No Comparison
Lately it’s been hard for me to not compare myself and where I am in my life to others. In particular…I REALLY want a house. I want to have a backyard for all of my plants, and for my kids to hang out in. I want to be able to have friends and family over and not have to worry about space.
Notice I said that I WANT. I quite literally have everything I NEED. My family has a roof over their heads, we have food and clean water, we have our health, we have transportation…and the list goes on. I even have plants and vegetables growing on my patio!
Proverbs 27:4 says
“Anger is cruel, and wrath is like a flood, but jealousy is even more dangerous.”

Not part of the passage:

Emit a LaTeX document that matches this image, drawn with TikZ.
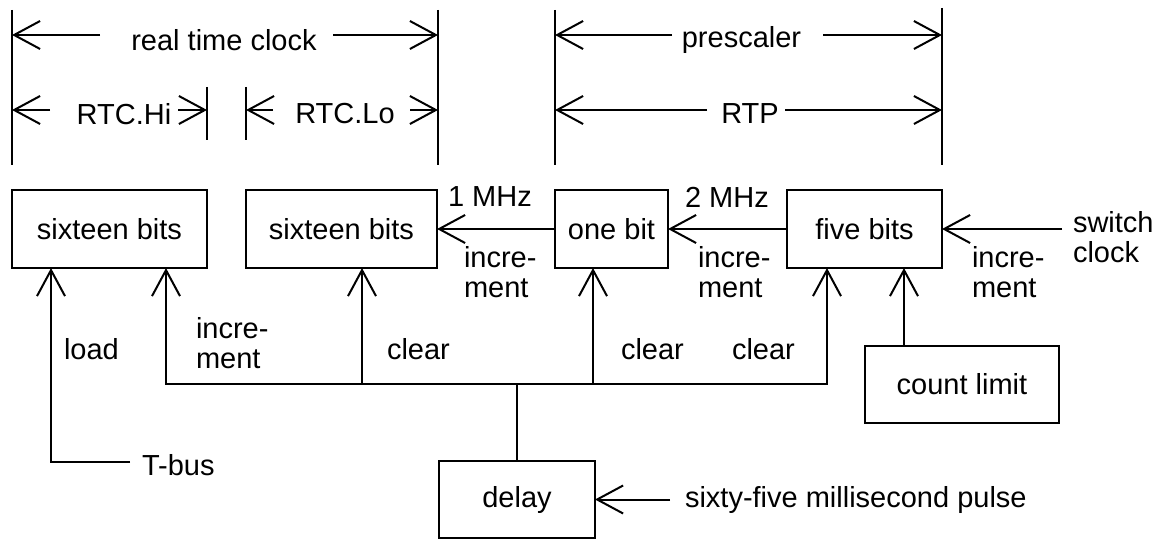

I often use the Enduring Word app to help me understand the Bible and dive deeper into it, and for this verse it says: “Envy is worse than both of them, partly, because it is more unjust and unreasonable, as not caused by any provocation, as wrath and anger are, but only proceeding from a malignity of mind, whereby a man is grieved for another man’s happiness…and partly, because it is more secret and undiscernible, and therefore the mischievous effects of it are hardly avoidable; whereas wrath and anger discover themselves, and so forewarn and forearm a man against the danger.”
Eye opening. I never thought about it like that. I have to be careful to not let it consume me, or to make the thought of it an idol. God has ALWAYS taken care of me, and because I am not a homeowner, it just means that it is not my time. Maybe I will never own a home. I have to be okay with that and do my best to wring that particular feeling/sin of jealousy out of my heart.
Like most things…easier said than done…because the world tells us that the next step in my life SHOULD be home ownership. But we are called to NOT be like the world. I should be focusing on heaven and things of the kingdom, for this world will pass away. I need to focus on the fruit of the Spirit, so my life will show that I know Jesus.
A house won’t do that for me.
Dear Jesus,
Please search my heart and remove any jealousy and hidden anger or resentment from it. Help me to focus on You and only You. Thank You for taking care of me and my family. Please continue to keep Your hands on us. I love You and I praise Your name. Please forgive me of my sins, and help me to be more like You. In Your name I pray….amen.